[COLLECTED MATERIAL]
————————

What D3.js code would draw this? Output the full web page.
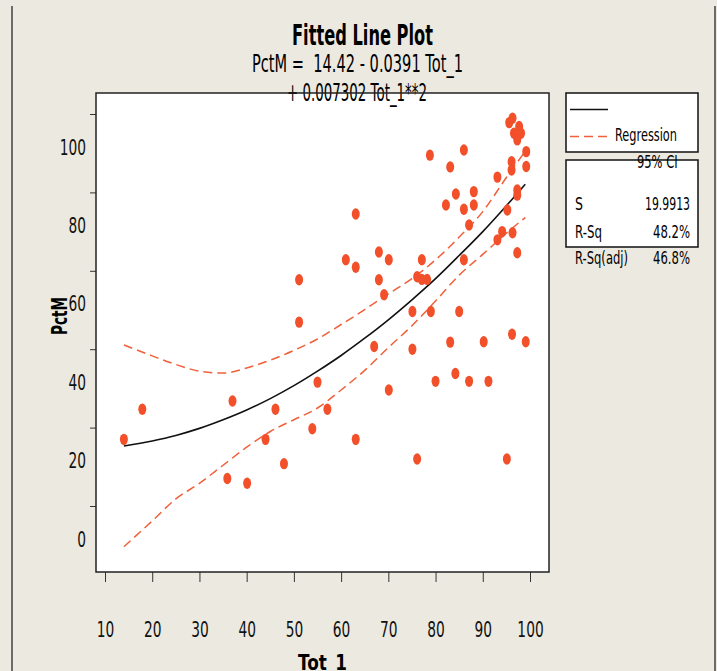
<!DOCTYPE html>
<html>
<head>
<meta charset="utf-8">
<script src="https://cdn.jsdelivr.net/npm/d3@7"></script>
<style>
  body { margin: 0; background: #ece9e0; }
  svg { display: block; font-family: "DejaVu Sans", sans-serif; }
</style>
</head>
<body>
<svg id="chart" width="717" height="671"></svg>
<script>
// observations (Tot_1, PctM)
var totVals = [14.0,17.9,37.0,35.9,40.1,44.0,46.1,47.9,51.1,51.1,
  53.9,55.0,57.1,61.0,63.1,63.1,63.1,67.0,68.0,68.0,
  69.1,70.1,70.1,75.1,75.1,76.1,76.1,77.1,77.1,78.2,
  79.0,78.8,80.0,82.2,83.1,83.1,84.3,84.2,85.0,86.0,
  86.0,86.0,87.1,87.1,88.1,88.1,90.2,91.2,93.1,93.1,
  94.1,95.2,95.1,95.6,96.3,96.6,97.7,98.1,97.3,99.2,
  99.2,96.1,96.1,97.3,97.3,96.2,99.1,96.3,97.3];
var pctVals = [17.0,24.7,26.8,7.0,5.8,17.0,24.7,10.8,57.7,46.9,
  19.7,31.6,24.7,62.8,74.5,60.9,17.0,40.7,64.8,57.7,
  53.9,62.8,29.6,49.6,40.0,12.0,58.5,62.8,57.8,57.8,
  49.6,89.5,31.8,76.8,41.8,86.5,79.6,33.8,49.6,90.8,
  75.7,62.8,71.7,31.8,80.2,76.8,41.9,31.8,83.9,67.9,
  70.0,75.5,12.0,97.8,98.9,95.1,96.8,95.1,93.4,90.4,
  86.6,87.8,85.7,80.6,79.3,43.8,41.9,69.7,64.6];

// fitted curve and 95% CI
var fitX    = [14,20,25,30,35,40,45,50,55,60,65,70,75,80,85,90,95,99];
var fitY    = [15.3,16.6,18.0,19.8,22.0,24.5,27.4,30.7,34.4,38.4,42.8,47.5,52.6,58.0,63.9,70.0,76.6,82.1];
var ciUpper = [41.1,38.3,36.1,34.4,33.9,35.2,37.2,39.7,42.6,46.3,50.1,54.1,58.0,62.8,68.6,75.1,83.8,90.5];
var ciLower = [-10.4,-3.8,1.8,5.8,10.4,15.0,19.0,22.0,25.0,29.6,34.6,40.4,46.0,52.3,58.9,64.2,69.6,73.6];

var xTicks = [10,20,30,40,50,60,70,80,90,100];
var yTicks = [0,20,40,60,80,100];

var statNames = ["S", "R-Sq", "R-Sq(adj)"];
var statVals = ["19.9913", "48.2%", "46.8%"];

var ptColor = "#f2502a",
    ciColor = "#f0603a";

var svg = d3.select("#chart");

var x = d3.scaleLinear().domain([10, 100]).range([105, 530]);
var y = d3.scaleLinear().domain([0, 100]).range([506, 114]);

// fixed width text (the original font is a narrow one)
function fitText(g, str, px, py, w, size, bold) {
  return g.append("text")
    .attr("x", px).attr("y", py)
    .attr("font-size", size)
    .attr("font-weight", bold ? "bold" : null)
    .attr("textLength", w)
    .attr("lengthAdjust", "spacingAndGlyphs")
    .style("white-space", "pre")
    .text(str);
}

// outer border lines
svg.append("line").attr("x1", 12).attr("x2", 12).attr("y1", 6).attr("y2", 671)
  .attr("stroke", "#6b6b6b").attr("stroke-width", 2);
svg.append("line").attr("x1", 715).attr("x2", 715).attr("y1", 6).attr("y2", 671)
  .attr("stroke", "#6b6b6b").attr("stroke-width", 2);

// plot area
svg.append("rect").attr("x", 96).attr("y", 93).attr("width", 453).attr("height", 479)
  .attr("fill", "#fff");

// titles
fitText(svg, "Fitted Line Plot", 292, 45, 141, 28, true);
fitText(svg, "PctM =  14.42 - 0.0391 Tot_1", 252, 72, 211, 24);
fitText(svg, "+ 0.007302 Tot_1**2", 287, 101, 140, 24);

// axes
var yAxis = svg.append("g")
  .attr("transform", "translate(96,0)")
  .call(d3.axisLeft(y).tickValues(yTicks).tickSize(6).tickSizeOuter(0));
yAxis.select(".domain").remove();
yAxis.attr("font-family", null).attr("font-size", null);
yAxis.selectAll(".tick line").attr("stroke", "#333");
yAxis.selectAll(".tick text").each(function() {
  var t = d3.select(this);
  t.attr("font-size", 21.5).attr("dy", null).attr("y", 40).attr("fill", "#111");
  var w = this.getComputedTextLength() * 0.64;
  t.attr("text-anchor", "start").attr("x", -10 - w)
    .attr("textLength", w).attr("lengthAdjust", "spacingAndGlyphs");
});

var xAxis = svg.append("g")
  .attr("transform", "translate(0,572)")
  .call(d3.axisBottom(x).tickValues(xTicks).tickSize(10).tickSizeOuter(0));
xAxis.select(".domain").remove();
xAxis.attr("font-family", null).attr("font-size", null);
xAxis.selectAll(".tick line").attr("stroke", "#333");
xAxis.selectAll(".tick text").each(function() {
  var t = d3.select(this);
  t.attr("font-size", 21.5).attr("dy", null).attr("y", 65).attr("fill", "#111");
  var w = this.getComputedTextLength() * 0.64;
  t.attr("text-anchor", "start").attr("x", -w / 2)
    .attr("textLength", w).attr("lengthAdjust", "spacingAndGlyphs");
});

// axis titles
fitText(svg, "Tot_1", 298, 670, 49, 22, true);
var yl = svg.append("g").attr("transform", "translate(67,335) rotate(-90)");
fitText(yl, "PctM", 0, 0, 38, 21, true);

// curves
var curve = function(vals) {
  return d3.line()
    .x(function(d, i) { return x(fitX[i]); })
    .y(function(d) { return y(d); })
    .curve(d3.curveMonotoneX)(vals);
};

svg.append("path").attr("d", curve(ciUpper)).attr("fill", "none")
  .attr("stroke", ciColor).attr("stroke-width", 1.5).attr("stroke-dasharray", "9,5");
svg.append("path").attr("d", curve(ciLower)).attr("fill", "none")
  .attr("stroke", ciColor).attr("stroke-width", 1.5).attr("stroke-dasharray", "9,5");
svg.append("path").attr("d", curve(fitY)).attr("fill", "none")
  .attr("stroke", "#111").attr("stroke-width", 1.6);

// points
svg.append("g").selectAll("ellipse")
  .data(totVals)
  .enter()
  .append("ellipse")
  .attr("cx", function(d) { return x(d); })
  .attr("cy", function(d, i) { return y(pctVals[i]); })
  .attr("rx", 4)
  .attr("ry", 5.7)
  .attr("fill", ptColor);

// frame on top
svg.append("rect").attr("x", 96).attr("y", 93).attr("width", 453).attr("height", 479)
  .attr("fill", "none").attr("stroke", "#222").attr("stroke-width", 1.5);

// legend
var leg = svg.append("g");
leg.append("rect").attr("x", 566).attr("y", 93).attr("width", 132).attr("height", 59)
  .attr("fill", "#fff").attr("stroke", "#111").attr("stroke-width", 1.5);
leg.append("line").attr("x1", 570).attr("x2", 608).attr("y1", 109.5).attr("y2", 109.5)
  .attr("stroke", "#111").attr("stroke-width", 1.6);
leg.append("line").attr("x1", 570).attr("x2", 608).attr("y1", 136.5).attr("y2", 136.5)
  .attr("stroke", ciColor).attr("stroke-width", 1.5).attr("stroke-dasharray", "9,5");
fitText(leg, "Regression", 615, 141, 62, 18);

leg.append("rect").attr("x", 566).attr("y", 160).attr("width", 132).attr("height", 87)
  .attr("fill", "#fff").attr("stroke", "#111").attr("stroke-width", 1.5);
fitText(leg, "95% CI", 637, 168, 40.6, 18);

var statY = [210, 238, 264];
var nameW = [8, 27, 53];
var valW = [45, 37, 37];
statNames.forEach(function(s, i) {
  fitText(leg, s, 575, statY[i], nameW[i], 18);
  fitText(leg, statVals[i], 690 - valW[i], statY[i], valW[i], 18);
});
</script>
</body>
</html>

————————

[THE REQUEST] Quote, exactly and only, the lines from the first line of the data above through the line containing "86.6,87.8,85.7,80.6,79.3,43.8,41.9,69.7,64.6];". The pictures do not belong in it.

[RESPONSE BELOW]
What D3.js code would draw this? Output the full web page.
<!DOCTYPE html>
<html>
<head>
<meta charset="utf-8">
<script src="https://cdn.jsdelivr.net/npm/d3@7"></script>
<style>
  body { margin: 0; background: #ece9e0; }
  svg { display: block; font-family: "DejaVu Sans", sans-serif; }
</style>
</head>
<body>
<svg id="chart" width="717" height="671"></svg>
<script>
// observations (Tot_1, PctM)
var totVals = [14.0,17.9,37.0,35.9,40.1,44.0,46.1,47.9,51.1,51.1,
  53.9,55.0,57.1,61.0,63.1,63.1,63.1,67.0,68.0,68.0,
  69.1,70.1,70.1,75.1,75.1,76.1,76.1,77.1,77.1,78.2,
  79.0,78.8,80.0,82.2,83.1,83.1,84.3,84.2,85.0,86.0,
  86.0,86.0,87.1,87.1,88.1,88.1,90.2,91.2,93.1,93.1,
  94.1,95.2,95.1,95.6,96.3,96.6,97.7,98.1,97.3,99.2,
  99.2,96.1,96.1,97.3,97.3,96.2,99.1,96.3,97.3];
var pctVals = [17.0,24.7,26.8,7.0,5.8,17.0,24.7,10.8,57.7,46.9,
  19.7,31.6,24.7,62.8,74.5,60.9,17.0,40.7,64.8,57.7,
  53.9,62.8,29.6,49.6,40.0,12.0,58.5,62.8,57.8,57.8,
  49.6,89.5,31.8,76.8,41.8,86.5,79.6,33.8,49.6,90.8,
  75.7,62.8,71.7,31.8,80.2,76.8,41.9,31.8,83.9,67.9,
  70.0,75.5,12.0,97.8,98.9,95.1,96.8,95.1,93.4,90.4,
  86.6,87.8,85.7,80.6,79.3,43.8,41.9,69.7,64.6];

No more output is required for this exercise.